Love is a feeling that motivates us and leads us to better ourselves and the lives of those around us. Love is closely related to things like joy, family, satisfaction, care, and love is something we all seek to embrace in our relationships with others.
Yet for many people, love is pain, love is grief, and seeking love with others only leads to more pain and more grief. Unfortunately, this is a seemingly inescapable cycle that you and many others may find yourselves in. Indeed, it can even become acceptable and a given.
But this isn’t the way it’s supposed to be. So why is this? And what can we do about it?
It All Begins in Childhood
Children rely on their caregivers for everything. They need mirroring, attunement, and validation from their caregiver, in addition to having their physical needs met, in order to flourish in adulthood. If a child’s caregivers are emotionally healthy and resolved, they will develop a strong sense of self.
They will feel healthy, unconditional love radiating from the people closest to them. They will know what love looks and feels like. They will pursue this feeling throughout their lives. Indeed, they will be able to comfort themselves, love themselves, and develop strong, healthy relationships with the people around them because they have a healthy template to fall back on.
However, if the child’s caregivers are emotionally unhealthy and unresolved, they will develop a weakened and unstable sense of self. They will be unable to comfort themselves, trust others, love themselves, and will face many difficulties finding fulfillment, meaning, and contentment in their adult relationships. They will not know what healthy love looks and feels like.
They will only know that the attention they receive will feel painful, that their emotionally unavailable caregivers will let them be afraid, sad, hurt, or angry, and may even punish them for their natural emotions. Their caregivers may not be comfortable with signs of love from their child. And because the child is reliant on their caregivers, they must believe that they are loved despite the various traumas, rejections, and displays of unloving behavior.
And so the child learns that love is pain. This is the form of love they will pursue into adulthood. Love is whatever treatment you have received. This is how we develop a wrong understanding of love.
As I write in the book Human Development and Trauma:
“How could anyone know what healthiness, respect, love, and boundaries are if they haven’t truly experienced them? A child builds their understanding about these concepts based on how their caregiver models them. To that end, if a caregiver beats the child and labels this as ‘loving,’ the child learns to associate pain with love. This association becomes normal and expected.”
Openness and vulnerability, the prerequisites to forming healthy relationships with yourself and others, are compromised. You, however, were not allowed to be open or vulnerable. Instead of love, the experience of pain has now become the precondition for your interpersonal relations. Unfortunately, those relationships in which we feel the most vulnerable are the ones that become the most painful.

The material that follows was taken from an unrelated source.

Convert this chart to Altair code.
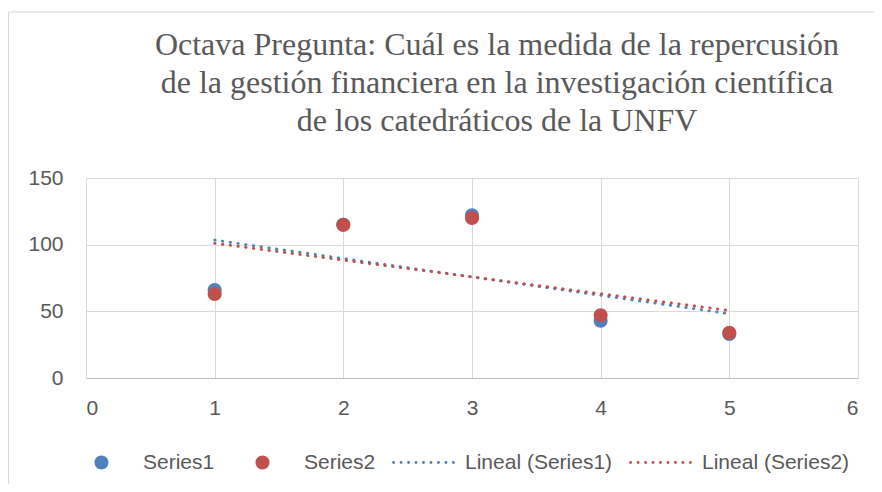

Noticing Patterns and False Beliefs
As time wears on, your relationship experiences will be overwhelmingly painful and negative. You may find yourself falling into relationships where you are seen as invisible, and you may find yourself attracted to emotionally unavailable partners. You may find yourself seeking out people with dark personality traits who hurt and abuse you. Or worse, you fall madly in love with “the perfect partner” to discover later, and only too late, that they are an illusion. You may find yourself tolerating behavior, pain, and unhealthy displays of love and affection that you notice other people don’t.
You only want love, like everyone else, and you don’t understand why it’s been so difficult and painful for you and yet so effortless for others.
In addition to difficult, painful, and pain-filled relationships, your relationship with yourself also suffers. You may practice self-erasure, have negative self-talk, and find self-care and self-love incredibly difficult, if not impossible, to give yourself. You may feel like you deserve all of this pain, or accept that this is your lot in life. You may even think that you are unlovable or underserving of love.
These thoughts and experiences are a result of your childhood environment where you were invisible, uncared for, and ignored. Your caregivers were unable or unwilling to be emotionally available, to mirror and tune into you when you were helpless and dependent on them.
After a while, many people slowly realize that their romantic partners most resemble their negligent or abusive parent, and that they are only repeating the past in the present. Even our thoughts and inner voices may sound like them.
What Can You Do?
Love isn’t pain, and the process of transforming love into joy starts with self-love and self-care. You are your own source of healthy love. Recognizing that you are unhappy and you don’t have to live like this is the first step, and if you are reading this article, you are already there!
You deserve better, and you can learn techniques that awaken your inner child, methods to practice self-love and self-care, exercise self-compassion and understanding, and even grieve for what your child-self endured. You also can learn to change your unhealthy and false beliefs into more realistic ones. In learning self-love and self-care, you will learn how to give and receive healthy love in relation to others.
The most important thing is that you are no longer enslaved by your inadequate upbringing, and therefore you can learn that there are many ways to learn to feel, give, and receive real, authentic love.